**Goal**
Identify every line in the records below that contains the word "this", and copy each of those lines.

**Dataset**
'''

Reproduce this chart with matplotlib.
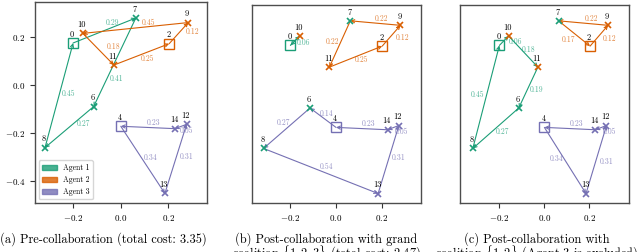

'''
'''

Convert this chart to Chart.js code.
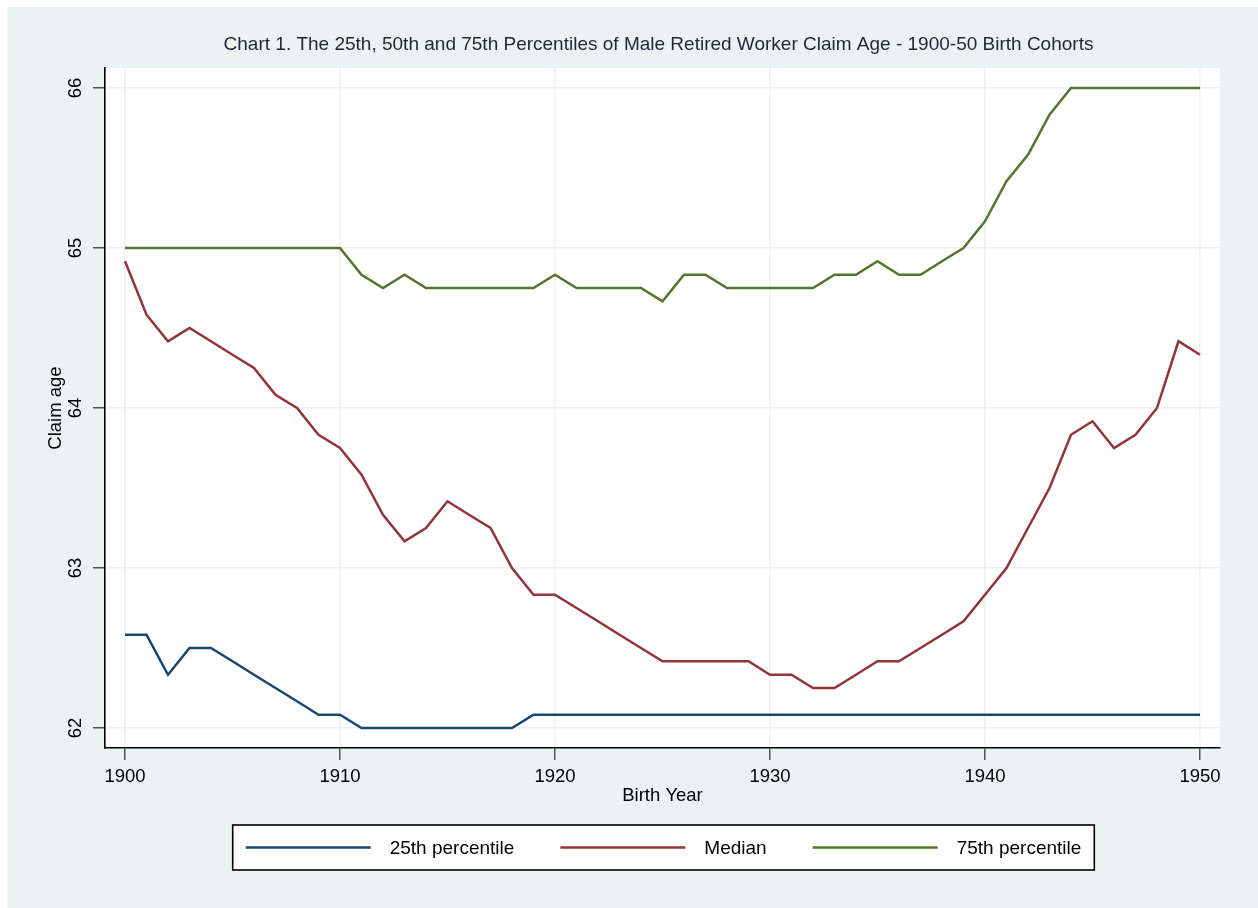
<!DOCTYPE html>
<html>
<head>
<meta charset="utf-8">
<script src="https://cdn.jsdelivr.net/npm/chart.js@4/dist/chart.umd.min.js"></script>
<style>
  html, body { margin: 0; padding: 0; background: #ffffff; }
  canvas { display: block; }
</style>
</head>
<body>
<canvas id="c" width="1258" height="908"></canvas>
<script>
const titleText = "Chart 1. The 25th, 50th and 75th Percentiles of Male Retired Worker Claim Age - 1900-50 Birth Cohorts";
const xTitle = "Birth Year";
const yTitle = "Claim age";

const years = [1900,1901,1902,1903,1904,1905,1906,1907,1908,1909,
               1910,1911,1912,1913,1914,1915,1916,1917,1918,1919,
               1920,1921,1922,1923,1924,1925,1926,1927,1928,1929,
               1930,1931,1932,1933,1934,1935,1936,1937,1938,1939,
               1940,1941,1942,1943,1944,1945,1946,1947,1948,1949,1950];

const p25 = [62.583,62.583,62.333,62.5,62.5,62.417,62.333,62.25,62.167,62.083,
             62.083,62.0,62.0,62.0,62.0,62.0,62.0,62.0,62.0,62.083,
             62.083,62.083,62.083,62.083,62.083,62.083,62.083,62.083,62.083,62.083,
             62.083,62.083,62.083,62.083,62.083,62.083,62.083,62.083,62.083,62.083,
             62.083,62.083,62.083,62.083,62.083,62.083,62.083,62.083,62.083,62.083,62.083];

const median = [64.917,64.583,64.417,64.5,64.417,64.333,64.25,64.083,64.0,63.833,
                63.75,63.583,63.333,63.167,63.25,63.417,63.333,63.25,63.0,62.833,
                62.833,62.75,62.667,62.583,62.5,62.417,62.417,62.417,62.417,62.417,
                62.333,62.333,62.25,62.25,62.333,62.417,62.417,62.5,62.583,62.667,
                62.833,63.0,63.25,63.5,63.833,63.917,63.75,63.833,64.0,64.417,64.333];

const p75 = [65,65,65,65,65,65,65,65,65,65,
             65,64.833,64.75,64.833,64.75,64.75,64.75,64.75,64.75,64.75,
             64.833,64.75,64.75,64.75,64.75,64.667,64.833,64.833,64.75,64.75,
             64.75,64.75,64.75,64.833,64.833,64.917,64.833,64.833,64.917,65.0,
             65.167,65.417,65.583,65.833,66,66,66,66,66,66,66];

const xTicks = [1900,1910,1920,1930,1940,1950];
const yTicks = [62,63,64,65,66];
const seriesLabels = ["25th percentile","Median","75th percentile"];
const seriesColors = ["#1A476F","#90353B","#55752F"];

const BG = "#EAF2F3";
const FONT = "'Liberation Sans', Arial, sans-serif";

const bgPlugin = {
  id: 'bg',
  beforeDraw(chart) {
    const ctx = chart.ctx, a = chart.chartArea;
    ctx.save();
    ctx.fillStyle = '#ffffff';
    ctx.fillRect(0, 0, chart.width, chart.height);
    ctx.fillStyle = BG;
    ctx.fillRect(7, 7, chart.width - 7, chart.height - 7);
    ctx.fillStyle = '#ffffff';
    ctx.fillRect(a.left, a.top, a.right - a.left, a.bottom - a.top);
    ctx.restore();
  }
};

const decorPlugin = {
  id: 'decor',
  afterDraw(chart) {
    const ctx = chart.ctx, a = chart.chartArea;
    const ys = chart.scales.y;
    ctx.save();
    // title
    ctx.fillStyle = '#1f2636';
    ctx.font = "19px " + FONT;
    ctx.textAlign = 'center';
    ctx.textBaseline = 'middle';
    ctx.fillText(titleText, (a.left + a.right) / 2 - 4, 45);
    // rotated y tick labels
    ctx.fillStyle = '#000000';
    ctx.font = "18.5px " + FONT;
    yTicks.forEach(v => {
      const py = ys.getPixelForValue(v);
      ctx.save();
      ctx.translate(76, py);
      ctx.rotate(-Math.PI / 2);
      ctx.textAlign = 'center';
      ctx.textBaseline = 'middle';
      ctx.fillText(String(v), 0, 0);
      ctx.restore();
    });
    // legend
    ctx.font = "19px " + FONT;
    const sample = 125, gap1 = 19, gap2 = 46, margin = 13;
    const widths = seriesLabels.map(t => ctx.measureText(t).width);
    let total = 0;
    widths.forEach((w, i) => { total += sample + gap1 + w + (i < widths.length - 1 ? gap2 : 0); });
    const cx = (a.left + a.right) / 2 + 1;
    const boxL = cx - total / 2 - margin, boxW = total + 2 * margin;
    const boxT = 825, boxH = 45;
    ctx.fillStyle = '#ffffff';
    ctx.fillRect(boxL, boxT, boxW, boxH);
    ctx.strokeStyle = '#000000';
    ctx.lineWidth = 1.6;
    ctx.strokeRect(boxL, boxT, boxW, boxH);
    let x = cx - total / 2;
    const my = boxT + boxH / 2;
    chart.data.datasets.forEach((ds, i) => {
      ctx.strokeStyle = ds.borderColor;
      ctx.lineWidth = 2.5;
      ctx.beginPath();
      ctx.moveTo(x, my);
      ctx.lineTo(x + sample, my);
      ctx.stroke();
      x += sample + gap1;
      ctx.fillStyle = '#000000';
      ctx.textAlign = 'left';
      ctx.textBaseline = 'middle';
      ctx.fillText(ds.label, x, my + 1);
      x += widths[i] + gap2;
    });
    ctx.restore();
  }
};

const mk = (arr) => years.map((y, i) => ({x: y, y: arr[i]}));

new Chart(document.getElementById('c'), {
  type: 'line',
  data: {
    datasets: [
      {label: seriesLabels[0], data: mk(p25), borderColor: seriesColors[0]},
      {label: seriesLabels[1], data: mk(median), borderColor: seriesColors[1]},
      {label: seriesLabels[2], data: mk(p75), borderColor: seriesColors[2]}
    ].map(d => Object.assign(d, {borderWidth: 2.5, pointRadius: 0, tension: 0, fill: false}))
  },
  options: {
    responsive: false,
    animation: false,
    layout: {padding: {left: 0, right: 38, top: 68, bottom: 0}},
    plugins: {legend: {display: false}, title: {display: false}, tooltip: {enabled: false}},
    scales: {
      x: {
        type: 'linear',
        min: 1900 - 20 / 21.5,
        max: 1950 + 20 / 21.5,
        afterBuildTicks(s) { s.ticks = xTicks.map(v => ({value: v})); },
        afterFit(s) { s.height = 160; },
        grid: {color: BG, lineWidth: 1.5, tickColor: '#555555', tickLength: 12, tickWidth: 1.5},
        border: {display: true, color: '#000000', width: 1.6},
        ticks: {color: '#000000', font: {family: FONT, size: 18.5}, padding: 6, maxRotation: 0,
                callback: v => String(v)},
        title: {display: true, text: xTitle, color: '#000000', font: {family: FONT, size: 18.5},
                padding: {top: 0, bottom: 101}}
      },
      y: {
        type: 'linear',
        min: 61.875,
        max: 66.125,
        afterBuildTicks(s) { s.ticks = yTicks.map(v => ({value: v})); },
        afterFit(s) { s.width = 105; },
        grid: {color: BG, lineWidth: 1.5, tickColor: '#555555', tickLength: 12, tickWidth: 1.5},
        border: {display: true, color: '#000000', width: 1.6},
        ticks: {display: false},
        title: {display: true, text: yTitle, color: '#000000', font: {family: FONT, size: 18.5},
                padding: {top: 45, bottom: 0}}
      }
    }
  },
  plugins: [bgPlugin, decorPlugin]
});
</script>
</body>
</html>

'''

**The solution**
Reproduce this chart with matplotlib.
Convert this chart to Chart.js code.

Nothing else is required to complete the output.